The Philly (Nora, Host) is an "indie"
film star, noise musician, educator, painter, and muse for numerous photographers.
She moved from Toronto to NYC in the early '80s and performed at the Pyramid,
Mudd Club, and ABC NO RIO with John Sex, Happi Phace, Tabboo, Ethyl Eichelberger,
and Joey Arias. She has appeared in films by Todd Verow including "She's
Under My Thumb," "A Sudden Loss of Gravity," "The
Trouble with Perpetual Déjà vu," "Shucking the
Curve" and most notably, "Once and a Future Queen." She
has also appeared in "Hair Burner" by Ned Ambler, "Nitwit"
by Xan Price, and various films by queer camp icons George and Mike Kuchar.
She is leader of "Infinity SS," a noise band/cooperative of
performance artists, visual artists, musicians and deejays. As a visual
artist, she juxtaposes collage, painted glass, and found objects. She
has taught at Trinity College.
Kimberly Brandt (Nora) has appeared in New
York at Dixon Place, University Settlement, HERE Arts Center, Brooklyn
Arts Exchange, Williamsburg Arts Nexus and P.S. 122. She has also performed
in numerous dance works and independent films in New York and Massachusetts,
and currently dances for choreographer Sam Kim. From 2003-2006, she was
Dance Program Director at Dixon Place. Upcoming performances in Spring
2006 include Movement Research at DTW and Food for Thought at Danspace
Project at St. Mark's Church. A graduate of Hampshire College, she is
currently attending NYU's Tisch School of the Arts Performance Studies
MA program.
Michael Burke (co-choreographer, host) is
an NYC-based queer performance artist/indie film actor/activist/educator.
His work juxtaposes spoken text, dance, visual imagery, video, music and
sound score to locate the many ways that the personal is the political.
Burke has been presented in NYC at venues including Dixon Place, HOT!

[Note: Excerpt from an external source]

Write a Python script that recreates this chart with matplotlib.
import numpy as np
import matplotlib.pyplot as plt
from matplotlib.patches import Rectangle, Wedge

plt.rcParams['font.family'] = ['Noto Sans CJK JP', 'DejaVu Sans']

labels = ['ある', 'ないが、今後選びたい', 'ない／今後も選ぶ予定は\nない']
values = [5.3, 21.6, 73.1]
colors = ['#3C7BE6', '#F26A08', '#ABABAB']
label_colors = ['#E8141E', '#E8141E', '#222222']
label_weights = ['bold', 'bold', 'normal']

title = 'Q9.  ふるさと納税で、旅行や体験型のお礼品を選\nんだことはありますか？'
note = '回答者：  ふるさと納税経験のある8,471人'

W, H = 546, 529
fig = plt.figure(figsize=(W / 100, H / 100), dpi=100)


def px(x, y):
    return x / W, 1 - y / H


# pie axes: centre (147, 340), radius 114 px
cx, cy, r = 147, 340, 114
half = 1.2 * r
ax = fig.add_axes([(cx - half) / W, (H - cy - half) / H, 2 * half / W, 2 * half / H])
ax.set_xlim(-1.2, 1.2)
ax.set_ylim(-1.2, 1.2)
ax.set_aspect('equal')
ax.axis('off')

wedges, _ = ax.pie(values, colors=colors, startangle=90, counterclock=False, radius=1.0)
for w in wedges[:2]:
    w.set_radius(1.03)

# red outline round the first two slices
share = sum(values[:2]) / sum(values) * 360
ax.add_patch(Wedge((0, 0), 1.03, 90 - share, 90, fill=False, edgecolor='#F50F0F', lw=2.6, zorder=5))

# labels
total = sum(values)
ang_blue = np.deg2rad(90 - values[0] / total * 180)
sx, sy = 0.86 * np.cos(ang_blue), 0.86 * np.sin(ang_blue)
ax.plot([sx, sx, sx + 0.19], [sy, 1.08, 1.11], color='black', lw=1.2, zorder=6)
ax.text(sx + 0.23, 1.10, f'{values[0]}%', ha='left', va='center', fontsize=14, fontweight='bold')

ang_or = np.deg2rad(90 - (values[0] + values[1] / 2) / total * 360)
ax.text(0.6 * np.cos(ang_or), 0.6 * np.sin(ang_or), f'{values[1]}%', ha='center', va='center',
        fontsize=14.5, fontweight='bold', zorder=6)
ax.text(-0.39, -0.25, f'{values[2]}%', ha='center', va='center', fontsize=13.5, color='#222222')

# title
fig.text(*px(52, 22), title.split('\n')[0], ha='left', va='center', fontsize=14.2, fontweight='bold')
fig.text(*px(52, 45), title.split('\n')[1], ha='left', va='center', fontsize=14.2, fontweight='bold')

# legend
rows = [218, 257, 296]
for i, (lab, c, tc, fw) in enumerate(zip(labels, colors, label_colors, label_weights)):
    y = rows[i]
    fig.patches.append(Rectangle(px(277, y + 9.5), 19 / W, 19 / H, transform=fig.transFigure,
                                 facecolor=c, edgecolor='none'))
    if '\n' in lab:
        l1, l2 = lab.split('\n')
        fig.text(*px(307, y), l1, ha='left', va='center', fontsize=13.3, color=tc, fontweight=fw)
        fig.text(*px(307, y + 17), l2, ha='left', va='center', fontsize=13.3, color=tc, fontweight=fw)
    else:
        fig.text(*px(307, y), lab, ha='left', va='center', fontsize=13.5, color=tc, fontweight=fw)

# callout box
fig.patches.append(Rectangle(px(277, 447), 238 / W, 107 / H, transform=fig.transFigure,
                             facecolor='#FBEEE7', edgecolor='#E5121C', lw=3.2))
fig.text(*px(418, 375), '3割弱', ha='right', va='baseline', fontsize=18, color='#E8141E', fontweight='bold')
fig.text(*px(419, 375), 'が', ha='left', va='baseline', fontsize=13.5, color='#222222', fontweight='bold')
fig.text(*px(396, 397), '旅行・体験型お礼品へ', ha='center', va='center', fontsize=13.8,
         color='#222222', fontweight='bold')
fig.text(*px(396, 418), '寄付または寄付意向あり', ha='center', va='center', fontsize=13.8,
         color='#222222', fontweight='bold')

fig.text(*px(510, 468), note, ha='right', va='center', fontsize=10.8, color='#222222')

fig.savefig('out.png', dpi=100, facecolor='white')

The NYC Celebration of Queer Culture (1999-2005), OPERATION: OPERATION
@ The Marquee, The Big Broadcast on WBAI FM, The Fuse Festival presented
by HERE Arts Center and Dixon Place (2003), New Dance Alliance's Performance
Mix Series/The Joyce Soho (2002, 2005), The Oasis Festival at Chashama
and The Howl Festival. He teaches in the Theater & Dance Department
and InterArts Program at Trinity College. He is a recipient of All Out
Arts & New Village Productions' "Best Performance Artist of 2003"
Award.
Ben Horner (Torvald, host) has worked with
Richard Foreman for the past two years, first appearing as a Dwarf in
The Gods Are Pounding My Head! (aka Lumberjack Messiah) and most recently
in Zomboid!: Film/Performance Project #1 . Other notable credits include
Anthony Nielson's "Penetrator"; "Closer" and "The
Winter's Tale" at Stella Adler Theatre; "Picasso at the Lapin
Agile" at Collective Unconscious, and "Description Beggared,
Or The Allegory of WHITENESS" at The Farm Theatre. This summer he
will be performing at the Colorado Shakespeare Festival.

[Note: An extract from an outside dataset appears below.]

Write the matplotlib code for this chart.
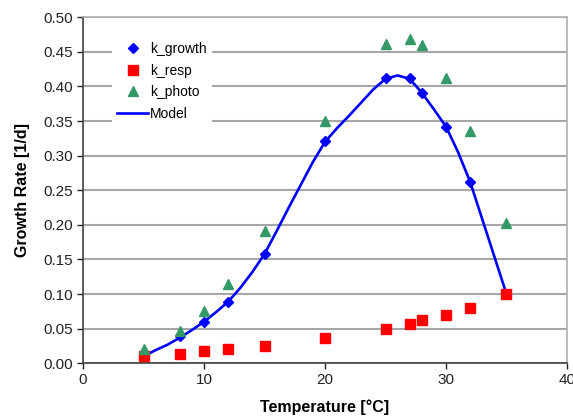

Jessie Richardson (Nora) is a graduate of
Trinity College (Hartford), where she majored in Theatre and Dance. Past
productions include "Blood Wedding" (directed by Zishan Urgulu)
and "Our Town (Revisited)," directed by Mitchell Polin.
Kristopher Kling (Torvald) recently graduated
from The Guildhall School of Music and Drama in London, England. He played
Orlando in "As You Like It" and Horatio in "Hamlet"
for the Nebraska Shakespeare Festival. He is a founding member of the
performance group The Crownfill 5, and the band Transforming Apollo.